### [Written instruction]
Work through the data below and give the number of lines holding "this", nothing more.

### [Data records]
※ ※ ※

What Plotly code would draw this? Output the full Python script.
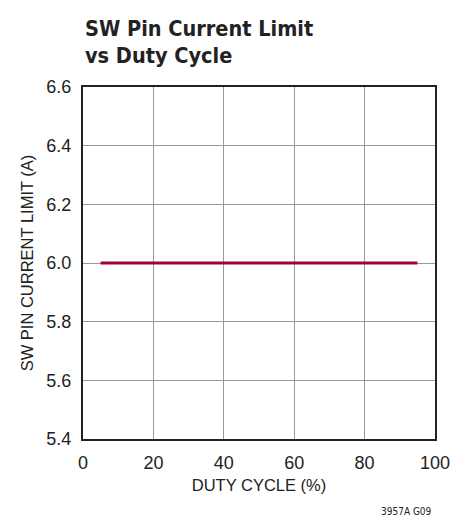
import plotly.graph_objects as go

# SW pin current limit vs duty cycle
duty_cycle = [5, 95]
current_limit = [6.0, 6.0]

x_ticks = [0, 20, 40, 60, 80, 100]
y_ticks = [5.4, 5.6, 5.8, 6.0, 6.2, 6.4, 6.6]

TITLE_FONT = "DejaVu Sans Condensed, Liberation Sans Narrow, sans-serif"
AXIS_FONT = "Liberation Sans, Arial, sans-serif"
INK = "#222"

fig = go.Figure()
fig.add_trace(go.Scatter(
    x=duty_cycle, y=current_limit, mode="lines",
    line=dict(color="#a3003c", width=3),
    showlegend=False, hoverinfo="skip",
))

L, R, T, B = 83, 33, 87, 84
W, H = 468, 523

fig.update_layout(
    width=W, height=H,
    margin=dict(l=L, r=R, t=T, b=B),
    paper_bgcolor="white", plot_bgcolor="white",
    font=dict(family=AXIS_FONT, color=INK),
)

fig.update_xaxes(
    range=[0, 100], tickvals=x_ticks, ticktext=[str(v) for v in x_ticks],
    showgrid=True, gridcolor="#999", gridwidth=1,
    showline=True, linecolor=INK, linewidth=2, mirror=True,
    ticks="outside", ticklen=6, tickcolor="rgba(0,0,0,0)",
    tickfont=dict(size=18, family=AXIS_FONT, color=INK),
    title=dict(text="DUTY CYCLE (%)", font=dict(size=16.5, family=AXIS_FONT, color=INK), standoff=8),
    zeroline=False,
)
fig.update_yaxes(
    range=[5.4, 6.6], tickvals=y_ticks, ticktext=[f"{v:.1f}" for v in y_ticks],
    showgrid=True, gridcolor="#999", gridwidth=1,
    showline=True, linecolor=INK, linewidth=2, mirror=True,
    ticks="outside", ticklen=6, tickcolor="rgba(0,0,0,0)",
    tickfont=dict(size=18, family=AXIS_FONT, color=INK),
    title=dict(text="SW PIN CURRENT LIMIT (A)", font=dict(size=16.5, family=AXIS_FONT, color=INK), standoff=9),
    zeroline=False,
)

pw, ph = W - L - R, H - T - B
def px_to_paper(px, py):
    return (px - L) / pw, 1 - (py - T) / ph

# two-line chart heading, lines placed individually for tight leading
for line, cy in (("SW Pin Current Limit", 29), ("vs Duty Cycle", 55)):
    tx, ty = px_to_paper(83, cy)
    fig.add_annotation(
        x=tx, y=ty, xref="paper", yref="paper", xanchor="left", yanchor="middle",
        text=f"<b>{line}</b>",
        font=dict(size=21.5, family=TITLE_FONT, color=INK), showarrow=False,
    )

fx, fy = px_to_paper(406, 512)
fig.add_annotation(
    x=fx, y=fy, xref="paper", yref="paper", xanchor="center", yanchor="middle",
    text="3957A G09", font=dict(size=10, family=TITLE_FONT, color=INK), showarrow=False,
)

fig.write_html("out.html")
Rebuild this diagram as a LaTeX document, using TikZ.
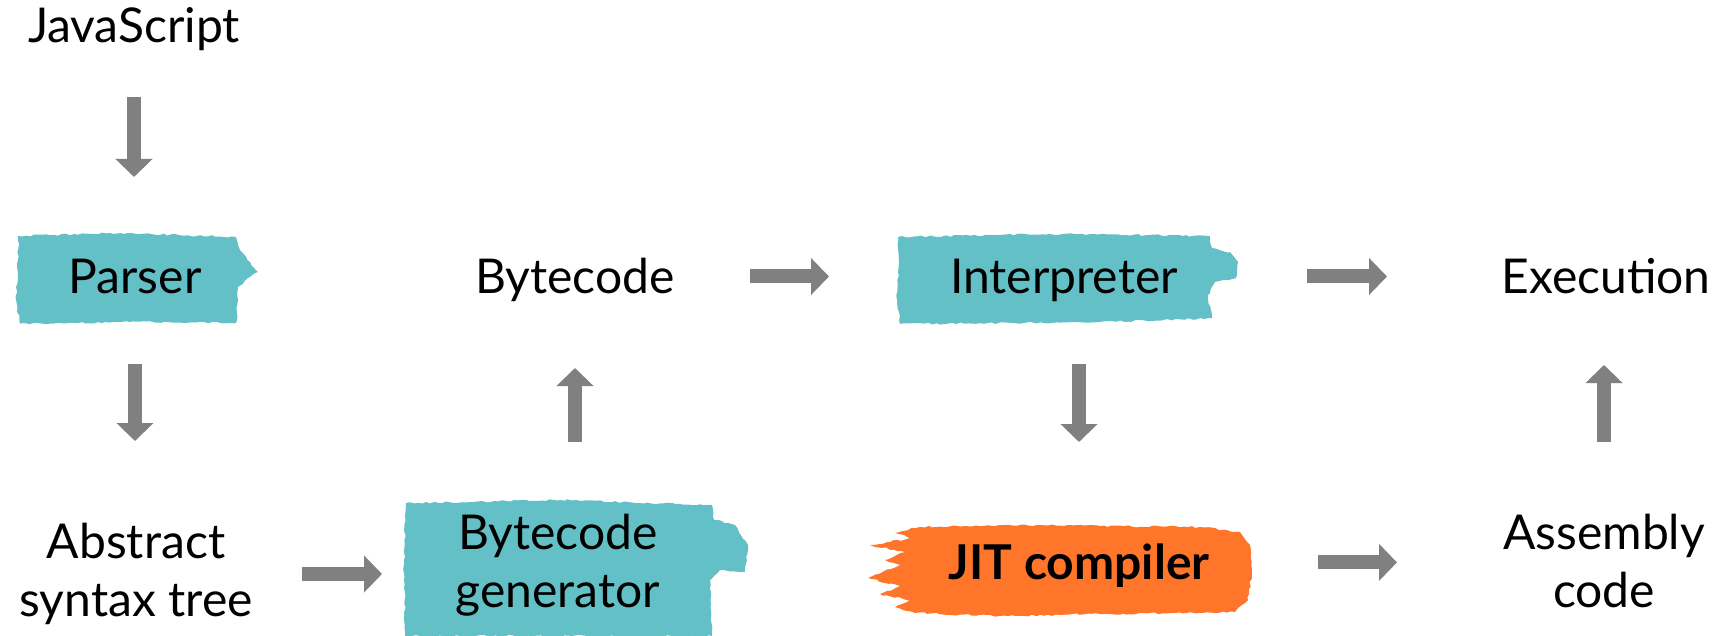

※ ※ ※

### [Complete output]
2